Machine Learning System Design Interview Extension— Video Recommendation System

4 min readDec 20, 2023

In this post, I will continue to share additional personal considerations on the case presented in the Machine Learning System Design Interview book. If you have not read the introduction, I recommend going through it first.

Problem Statement and Presented Solution

Design a video recommendation system that presents recommendations on a homepage like YouTube to increase engagement. Engagement is measured by the number of relevant videos the user has watched.

The proposed architecture contains the following components:

A candidate generation mechanism to reduce the number of videos to rank from billions to thousands.
A two-tower neural network that translates video and user features into embedding then predicts the probability (binary classification) of whether a user will interact with the video.
The videos are sorted by score, and the top k is returned.

Starting with the Heuristic Models

This is a great example of how heuristic models, such as popularity or trending recommendations, not only provide the benefits listed in the introduction but are also an important part of the ML solution.

If I had to build the recommendation system from scratch, I would certainly build the individual heuristics recommendation based on popularity and trends. This would allow me to collect training data and then use the heuristic for candidate generation when I build the full ML solution as proposed in the solution.

ML Model Testing

We have already introduced the concept of minimum functional test and invariance test for embeddings in the first post, these can be applied similarly to video embedding, but care should be taken for the customer embedding. Unlike video embedding, customer embedding is dynamic, as customer preference and features such as age can change while the content of a video does not.

Differential Test

In this section, we will introduce the concept of differential testing to test the two-tower neural network model that is used to predict a score whether a user will click a video (binary classification).

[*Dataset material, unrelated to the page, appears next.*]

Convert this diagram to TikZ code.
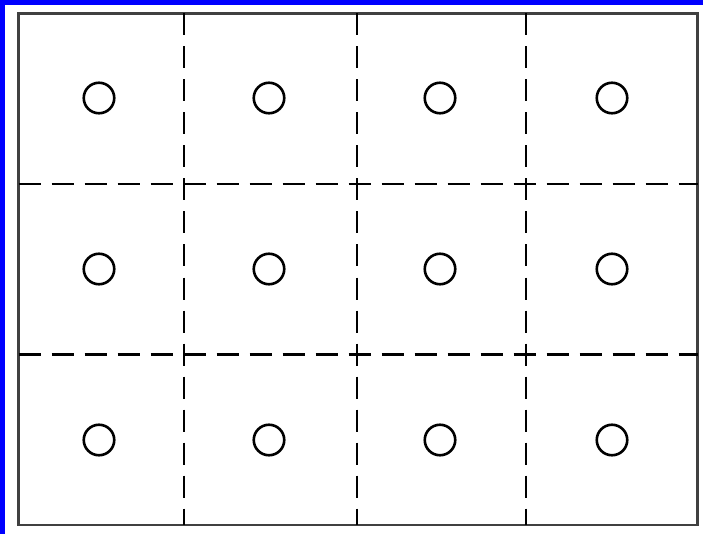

Differential tests are commonly used to check how different a newly trained model is from an old model. When a model is retrained frequently and continuously, you don’t want to check or examine the model manually.

After training a new model, we can compute the prediction on the unseen test data using the new and the incumbent models and compare the prediction between the two models.

The rationale behind this approach is that while changes are expected when retraining a new model, they should not be drastic. A video predicted to be highly likely to be clicked by user A should not suddenly have a low score and vice versa. Here are the high-level steps:

Train a new model
Generate prediction for the new and incumbent models using an unseen test set.
Compute the correlation between the prediction: Cor(prediction_new_model, prediction_old_model)
Fail the test and examine the model if the correlation is less than a threshold (e.g. 0.8); otherwise, we assume the model is safe to be deployed.

Model Update and Experimentation

The same system extension in the visual search system post can be used to carry out AB or interleaving extension for the video recommendation system.

Watch out for Spillover Effects

When measuring success, it is important that we log all the relevant actions associated with each recommendation and make sure there are no leaks. If this is not done properly, we may experience what is known as the spillover effect.

Let’s assume our objective metric is the percentage of video the user has watched at least half of the video and only triggers the logging event when this happens. Now imagine that the treatment model (this model tends to recommend longer videos) recommends video A, which the user saves in the “watch later” but only clicks and watches the video when the control model recommends it later.

In this case, the success will be attributed to the control instead of treatment, which inflates the metric for control and results in bias in the experiment.

Alternative Formulation:

Here, we propose an alternative pattern that I use often to provide additional flexibility.

We keep the relevant video candidate generation and the two-tower neural network to recommend the most relevant videos. However, we move the popularity and trending video heuristic recommendations as separate scoring mechanisms.

An ensemble scoring service then computes an ensemble score based on all individual scores into a single value for each video. The weights can be set manually or learnt from reinforcement learning.

Some advantages of this approach are:

More flexibility to perform local optimisation for certain segments (e.g. more popular videos for new users) by tweaking the weights.
Enables boosting of paid videos in the recommendation.